So I'm working at home last week and my co-worker David sends me an email with a link to a story at the NY Times, and the line "How about you make one of these the next time you smoke up some meat loaf" or something to that effect. Everyone in development knows that I love to rock the smoked meat loaf, and many of them have benefited directly from that love as I always bring in some tasty slices for my coworkers.
The story that David sent me about a glorious dish called The Bacon Explosion. Basically two guys at BBQAddicts.com came up with the dish and then set about spreading the joy of their discovery all throughout the internet. Here's the NY Times story if you're interested and here's the original recipe.
Not being one to shy away from an explosion of pork products, I set about to make one of my very own, choosing to do so on Super Bowl Sunday, the unofficial Day of Gluttony in this fine country. I followed the BBQAddicts recipe, not the amended one on the NY Times, and here, for all to see, is the result of my endeavors.
To make a Bacon Explosion of your own you'll need the following:
2lb thick cut bacon
2lb pork sausage, casings removed
BBQ rub of your choosing
BBQ sauce of your choosing
For the bacon, buy whatever brand you want, but make sure that you get ten slices per one pound package. You'll see why in just a bit. You want an equal amount of bacon outside and inside the explosion and if you have more than 10 slices per pound, you'll have more inside than outside. For the sausage, you can use whatever you want, but I used Jimmy Dean plain sausage. I'm intrigued as how Italian sausage would work with the explosion, but that will have to wait for another time.
On to the cooking!
Place five bacon slices side by side, parallel to each other. Then, take five more bacon slices side by side and perpendicular to the original five, weaving them in and out so that you have a bacon pot holder. Make sure that all of the bacon slices are tightly packed against each other. When done, it should look like this:
You'll notice that my weave had some thickness problems. That's because in one of my packages, two of the slices were way too thin to be used. No problem, as I had another whole package to use. Well, I didn't check that package closely enough and all of the slices in that packages had a uniform width for about 3/4 the length of the slice, tapering off into a pig tail of sorts. The tail was way too narrow to use, so I took it off and just used shorted slices.
Once you have your weave, sprinkle it with whatever BBQ rub you want. I used Steven Raichlen's Java BBQ rub. Given how much I love coffee, and that this rub has coffee in it, I thought it was appropriate. Plus, it was lying around.
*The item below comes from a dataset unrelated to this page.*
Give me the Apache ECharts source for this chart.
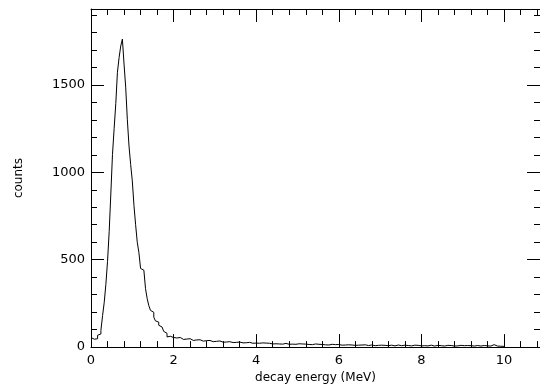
<!DOCTYPE html>
<html>
<head>
<meta charset="utf-8">
<script src="https://cdn.jsdelivr.net/npm/echarts@6/dist/echarts.min.js"></script>
<style>
html,body{margin:0;padding:0;background:#fff;}
#chart{width:540px;height:389px;}
</style>
</head>
<body>
<div id="chart"></div>
<script>
// Histogram: bins start at binStart, each binWidth MeV wide
const binStart = 0;
const binWidth = 0.04;
const counts = [
  // 0.00 - 1.00 MeV
  55,45,40,48,68,75,96,180,255,359,490,660,876,1101,1250,1393,1572,1656,1722,1762,1619,1487,1300,1150,1045,
  // 1.00 - 2.00
  951,810,700,600,540,450,440,430,334,277,237,210,199,171,150,143,125,115,107,90,79,58,62,66,55,
  // 2.00 - 3.00
  58,52,47,55,49,44,51,46,40,48,43,38,45,41,36,42,39,34,40,37,33,38,35,31,36,
  // 3.00 - 4.00
  33,30,35,31,28,33,29,27,31,28,26,30,27,25,29,26,24,28,25,23,27,24,22,26,23,
  // 4.00 - 5.00
  25,22,20,24,21,23,19,22,20,18,21,19,22,18,20,17,19,21,18,16,19,17,20,16,18,
  // 5.00 - 6.00
  19,16,18,15,17,19,15,17,14,16,18,14,16,13,15,17,13,15,12,14,16,12,14,13,15,
  // 6.00 - 7.00
  13,11,14,12,10,13,11,12,14,10,12,11,9,12,10,13,11,9,11,12,10,8,11,10,12,
  // 7.00 - 8.00
  11,9,10,12,8,10,11,9,7,10,12,9,8,10,11,8,9,10,7,9,11,8,10,9,7,
  // 8.00 - 9.00
  9,8,10,7,9,11,8,6,9,10,7,8,9,6,8,10,7,9,8,6,9,7,8,10,7,
  // 9.00 - 10.00
  8,6,9,7,8,10,6,7,9,8,6,7,9,12,7,8,6,9,14,8,6,7,5,6,4
];
const xTickValues = [0, 2, 4, 6, 8, 10];
const yTickValues = [0, 500, 1000, 1500];
const xName = 'decay energy (MeV)';
const yName = 'counts';

const X_MIN = 0, X_MAX = 10.87, X_MAJOR = 2, X_MINOR = 0.4;
const Y_MIN = 0, Y_MAX = 1934, Y_MAJOR = 500, Y_MINOR = 100;

const pts = counts.map((c, i) => [+(binStart + i * binWidth).toFixed(4), c]);
pts.push([+(binStart + counts.length * binWidth).toFixed(4), 0]);

const font = 'DejaVu Sans';
const ink = '#000';

function xAx(pos, major, showLabel) {
  return {
    type: 'value', position: pos, min: X_MIN, max: X_MAX,
    interval: major ? X_MAJOR : X_MINOR,
    axisLine: {show: major, onZero: false, lineStyle: {color: ink, width: 1}},
    axisTick: {show: true, inside: true, length: major ? 13 : 6, lineStyle: {color: ink, width: 1}},
    axisLabel: {show: showLabel, color: ink, fontFamily: font, fontSize: 13, margin: 7,
      showMaxLabel: false,
      formatter: v => xTickValues.includes(v) ? String(v) : ''},
    splitLine: {show: false},
    name: showLabel ? xName : '', nameLocation: 'middle', nameGap: 20,
    nameTextStyle: {color: ink, fontFamily: font, fontSize: 12}
  };
}
function yAx(pos, major, showLabel) {
  return {
    type: 'value', position: pos, min: Y_MIN, max: Y_MAX,
    interval: major ? Y_MAJOR : Y_MINOR,
    axisLine: {show: major, onZero: false, lineStyle: {color: ink, width: 1}},
    axisTick: {show: true, inside: true, length: major ? 13 : 6, lineStyle: {color: ink, width: 1}},
    axisLabel: {show: showLabel, color: ink, fontFamily: font, fontSize: 13, margin: 6,
      showMaxLabel: false,
      formatter: v => yTickValues.includes(v) ? String(v) : ''},
    splitLine: {show: false},
    name: showLabel ? yName : '', nameLocation: 'middle', nameGap: 66, nameRotate: 90,
    nameTextStyle: {color: ink, fontFamily: font, fontSize: 12}
  };
}

const chart = echarts.init(document.getElementById('chart'), null, {renderer: 'canvas'});
chart.setOption({
  animation: false,
  backgroundColor: '#fff',
  grid: {left: 91, right: 0, top: 9, bottom: 37, containLabel: false},
  xAxis: [xAx('bottom', true, true), xAx('top', true, false), xAx('bottom', false, false), xAx('top', false, false)],
  yAxis: [yAx('left', true, true), yAx('right', true, false), yAx('left', false, false), yAx('right', false, false)],
  series: [{
    type: 'line', step: 'end', data: pts, showSymbol: false, symbol: 'none',
    xAxisIndex: 0, yAxisIndex: 0,
    lineStyle: {color: ink, width: 1}, silent: true
  }]
});
</script>
</body>
</html>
Spread the sausage over the weave so that the sausage doesn't go quite to the edge of the weave. Try and make the sausage patty as uniformly thick as possible. Here's how mine looked:
Cook up the remaining bacon however you like it, crisp, soggy, burnt, whatever. Once the bacon is done, crumble it on up and sprinkle it on the sausage patty.
Drizzle your BBQ sauce of choice over the crumbled bacon and sausage patty. I used a combination of Famous Dave's Devil Spit and some Pecan BBQ sauce we picked up in Texas. Here's how it all looked:
Very carefully, roll the sausage up away from you, being sure to pull it away from the weave as you go. Once the sausage is all rolled up, pinch the ends together. It should look like this:
Now roll the sausage towards you, this time pressing the weave into the roll. Be sure to keep the bacon slices up against each other. It seems difficult, but it's really quite simple. Once rolled, sprinkle some more rub on the pork log. Here's the finished, rolled product:
Cook the damn thing. The recipe calls for cooking the explosion in a 225 degree oven, or a smoker at the same temperature. I used my smoker, with hickory chunks, but as I stopped worrying about temperatures a long time ago when smoking, my smoker started somewhere in the 360 range and eventually got down to about 250. Given that my smoker wasn't at the prescribed temperature, I can't tell you how long it will take to cook, but mine took about an hour and a half. Cook the log until the internal temperature reaches 165. I went to 170 as sometimes ground meat can be dodgy with bacteria and with all of that fat in there, chances are it wouldn't dry out. Here it is cooked:
At this point, you could sauce it some more if you wanted, but of late, I've been digging the taste of just the meat and the smoke, so I chose not to sauce it. I was rewarded for my restraint. The end piece was gloriously juicy with fantastic mix of sweet bacon and flavorful sausage, all wrapped up in a smokey kiss. Here's a shot of the inside, when sliced. Dig that crazy smoke ring.
I had the end piece you see on the right immediately after slicing it, and then another slice later on as a sandwich with a little BBQ sauce. Fantastic! I gave a slice to my son and he wolfed it down like he hadn't eaten all day. That's my boy. Given the artery clogging nature of the Bacon Explosion, I don't see it as something I make frequently, but I certainly will make it again. Hot damn is it good. To thank David for turning me on to the Bacon Explosion, I gave him half of what was left after Ben and I ate a couple of slices. Nothing says thanks like a pound of smoked pork products.